Saudi Arabia’s energy minister tells short sellers to ‘watch out’

Saudi Arabia’s energy minister, Prince Abdulaziz bin Salman, has warned traders, again, against shorting oil futures, less than two weeks before the OPEC+ production policy panel meets on June 4.
Prince Abdulaziz bin Salman promised oil speculators back in 2020, “I will make sure that whoever plays this market is going to sizzle like hell.”
The OPEC+ cuts announced in early April this year surprised speculators and threw the short sellers under the bus.

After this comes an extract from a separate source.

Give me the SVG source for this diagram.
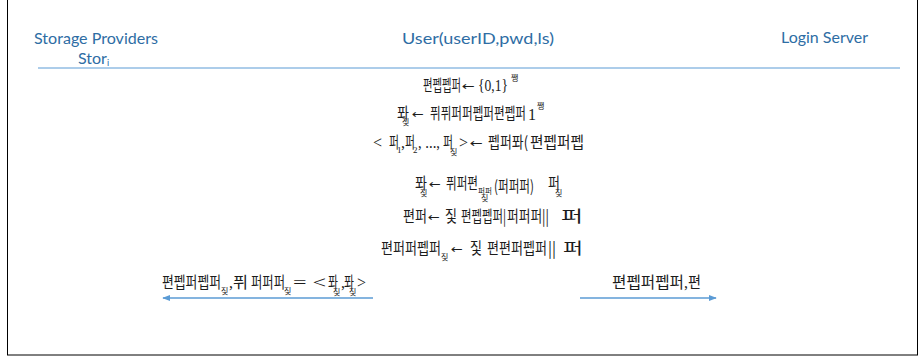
<svg xmlns="http://www.w3.org/2000/svg" width="920" height="358" viewBox="0 0 920 358">
<style>
.h{font-family:Lato,"Open Sans","Liberation Sans",sans-serif;font-size:16px;fill:#2E6DA4}
.g{font-family:"Noto Sans CJK KR","Noto Sans CJK SC",sans-serif;font-size:16px;fill:#1c1c1c}
.gs{font-family:"Noto Sans CJK KR","Noto Sans CJK SC",sans-serif;font-size:8px;fill:#1c1c1c}
.m{font-family:"Liberation Serif","DejaVu Serif",serif;font-size:16px;fill:#1c1c1c}
.ms{font-family:"Liberation Serif","DejaVu Serif",serif;font-size:9px;fill:#1c1c1c}
.a{font-family:"DejaVu Sans",sans-serif;font-size:12px;fill:#1c1c1c}
.conn{stroke:#5B9BD5;stroke-width:1.3;fill:none}
</style>
<defs>
<marker id="ah" viewBox="0 0 10 10" refX="9" refY="5" markerWidth="8" markerHeight="8" markerUnits="userSpaceOnUse" orient="auto">
<path d="M0,1 L10,5 L0,9 Z" fill="#5B9BD5"/>
</marker>
</defs>
<rect x="7.5" y="-2" width="910" height="357" fill="none" stroke="#000" stroke-width="1"/>
<line x1="38" y1="68" x2="900" y2="68" stroke="#5B9BD5" stroke-width="1"/>

<g id="storage-providers">
<text class="h" x="34" y="44" textLength="124" lengthAdjust="spacingAndGlyphs">Storage Providers</text>
<text class="h" x="78" y="64">Stor<tspan font-size="9" dy="2">i</tspan></text>
</g>

<g id="user">
<text class="h" x="478" y="44" text-anchor="middle" textLength="152" lengthAdjust="spacingAndGlyphs">User(userID,pwd,ls)</text>
<!-- line 1 -->
<text class="g" x="423" y="91" textLength="38" lengthAdjust="spacingAndGlyphs">편펩펩퍼</text>
<text class="a" x="462" y="90" textLength="13" lengthAdjust="spacingAndGlyphs">←</text>
<text class="m" x="478" y="91" textLength="30" lengthAdjust="spacingAndGlyphs">{0,1}</text>
<text class="gs" x="511" y="81">쨍</text>
<!-- line 2 -->
<text class="g" x="397" y="119" textLength="12" lengthAdjust="spacingAndGlyphs">퐈</text>
<text class="gs" x="402" y="125">짗</text>
<text class="a" x="412" y="118" textLength="12" lengthAdjust="spacingAndGlyphs">←</text>
<text class="g" x="430" y="119" textLength="96" lengthAdjust="spacingAndGlyphs">퓌퓌퍼퍼펩퍼편펩퍼</text>
<text class="m" x="528" y="120">1</text>
<text class="gs" x="537" y="109">쨍</text>
<!-- line 3 -->
<text class="m" x="373" y="148">&lt;</text>
<text class="g" x="389" y="148" textLength="10" lengthAdjust="spacingAndGlyphs">퍼</text>
<text class="ms" x="397" y="153">1</text>
<text class="m" x="401" y="148">,</text>
<text class="g" x="405" y="148" textLength="10" lengthAdjust="spacingAndGlyphs">퍼</text>
<text class="ms" x="413" y="153">2</text>
<text class="m" x="418" y="148" textLength="22" lengthAdjust="spacingAndGlyphs">, ..., </text>
<text class="g" x="443" y="148" textLength="10" lengthAdjust="spacingAndGlyphs">퍼</text>
<text class="gs" x="450" y="155">짗</text>
<text class="m" x="459" y="148">&gt;</text>
<text class="a" x="470" y="147" textLength="13" lengthAdjust="spacingAndGlyphs">←</text>
<text class="g" x="488" y="148" textLength="40" lengthAdjust="spacingAndGlyphs">펩퍼퐈(</text>
<text class="g" x="530" y="148" textLength="54" lengthAdjust="spacingAndGlyphs">편펩퍼펩</text>
<!-- line 4 -->
<text class="g" x="415" y="189" textLength="12" lengthAdjust="spacingAndGlyphs">퐈</text>
<text class="gs" x="420" y="196">짗</text>
<text class="a" x="429" y="188" textLength="12" lengthAdjust="spacingAndGlyphs">←</text>
<text class="g" x="446" y="189" textLength="32" lengthAdjust="spacingAndGlyphs">퓌퍼편</text>
<text class="gs" x="478" y="194" textLength="14" lengthAdjust="spacingAndGlyphs">퍼퍼</text>
<text class="gs" x="481" y="201">짗</text>
<text class="g" x="494" y="192" font-size="12" textLength="40" lengthAdjust="spacingAndGlyphs">(퍼퍼퍼)</text>
<text class="g" x="548" y="189" textLength="12" lengthAdjust="spacingAndGlyphs">퍼</text>
<text class="gs" x="555" y="196">짗</text>
<!-- line 5 -->
<text class="g" x="403" y="222" textLength="24" lengthAdjust="spacingAndGlyphs">편퍼</text>
<text class="a" x="428" y="221" textLength="12" lengthAdjust="spacingAndGlyphs">←</text>
<text class="g" x="445" y="222" textLength="12" lengthAdjust="spacingAndGlyphs">짗</text>
<text class="g" x="461" y="222" textLength="45" lengthAdjust="spacingAndGlyphs">편펩펩퍼|</text>
<text class="g" x="507" y="222" textLength="42" lengthAdjust="spacingAndGlyphs">퍼퍼퍼||</text>
<text class="g" x="561" y="222" textLength="22" lengthAdjust="spacingAndGlyphs">퍼</text>
<!-- line 6 -->
<text class="g" x="381" y="254" textLength="60" lengthAdjust="spacingAndGlyphs">편퍼퍼펩퍼</text>
<text class="gs" x="441" y="260">짗</text>
<text class="a" x="451" y="253" textLength="12" lengthAdjust="spacingAndGlyphs">←</text>
<text class="g" x="470" y="254" textLength="12" lengthAdjust="spacingAndGlyphs">짗</text>
<text class="g" x="487" y="254" textLength="60" lengthAdjust="spacingAndGlyphs">편편퍼펩퍼</text>
<text class="g" x="548" y="254" textLength="8" lengthAdjust="spacingAndGlyphs">||</text>
<text class="g" x="563" y="254" textLength="20" lengthAdjust="spacingAndGlyphs">퍼</text>
</g>

<g id="login-server">
<text class="h" x="781" y="43" textLength="87" lengthAdjust="spacingAndGlyphs">Login Server</text>
</g>

<g id="connectors">
<line class="conn" x1="373" y1="298" x2="163" y2="298" marker-end="url(#ah)"/>
<line class="conn" x1="580" y1="298" x2="716" y2="298" marker-end="url(#ah)"/>
<g id="label-to-storage">
<text class="g" x="162" y="288" textLength="59" lengthAdjust="spacingAndGlyphs">편펩퍼펩퍼</text>
<text class="gs" x="221" y="294">짗</text>
<text class="m" x="229" y="288">,</text>
<text class="g" x="233" y="288" textLength="15" lengthAdjust="spacingAndGlyphs">퓌</text>
<text class="g" x="251" y="288" textLength="34" lengthAdjust="spacingAndGlyphs">퍼퍼퍼</text>
<text class="gs" x="284" y="294">짗</text>
<text class="m" x="293" y="288" textLength="33" lengthAdjust="spacingAndGlyphs">= &lt; </text>
<text class="g" x="328" y="288" textLength="10" lengthAdjust="spacingAndGlyphs">퐈</text>
<text class="gs" x="333" y="295">짗</text>
<text class="m" x="341" y="288">,</text>
<text class="g" x="344" y="288" textLength="10" lengthAdjust="spacingAndGlyphs">퐈</text>
<text class="gs" x="349" y="295">짗</text>
<text class="m" x="357" y="288">&gt;</text>
</g>
<g id="label-to-login">
<text class="g" x="612" y="288" textLength="72" lengthAdjust="spacingAndGlyphs">편펩퍼펩퍼</text>
<text class="m" x="684" y="288">,</text>
<text class="g" x="688" y="288" textLength="13" lengthAdjust="spacingAndGlyphs">편</text>
</g>
</g>
</svg>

Amid the oil price selloff following banking jitters in March, top OPEC+ officials had spent weeks assuring market participants that the slump in oil did not warrant any adjustments to the output cut agreement. Until they decided it did.
The announcement of the April cuts came as markets were closed, and OPEC+ has undoubtedly bet on a jump in oil prices the moment markets open. Oil rose $6 a barrel on Monday after the announcement, the biggest one-day gain in more than a year. A week after the announcement, data from exchanges showed massive short-covering and a renewed buying spree in oil futures in the two days after OPEC+ said it would keep another more than 1 million bpd off the market for the rest of the year.
The latest positioning data, for the week ending May 16, showed that traders remain bearish on crude and continue to dump bullish bets.
Short-term concerns about the economy and growing fears of a recession, combined with the US debt ceiling saga, have turned market sentiment more bearish than it has been since 2011.
But the Saudi energy minister warned traders against shorting oil.
“I keep letting them know they’re going to fizzle — they did in April,” Abdulaziz bin Salman said at the Qatar Economic Forum on Tuesday, which was carried by Bloomberg.
“I just wanted to tell them: Watch out!”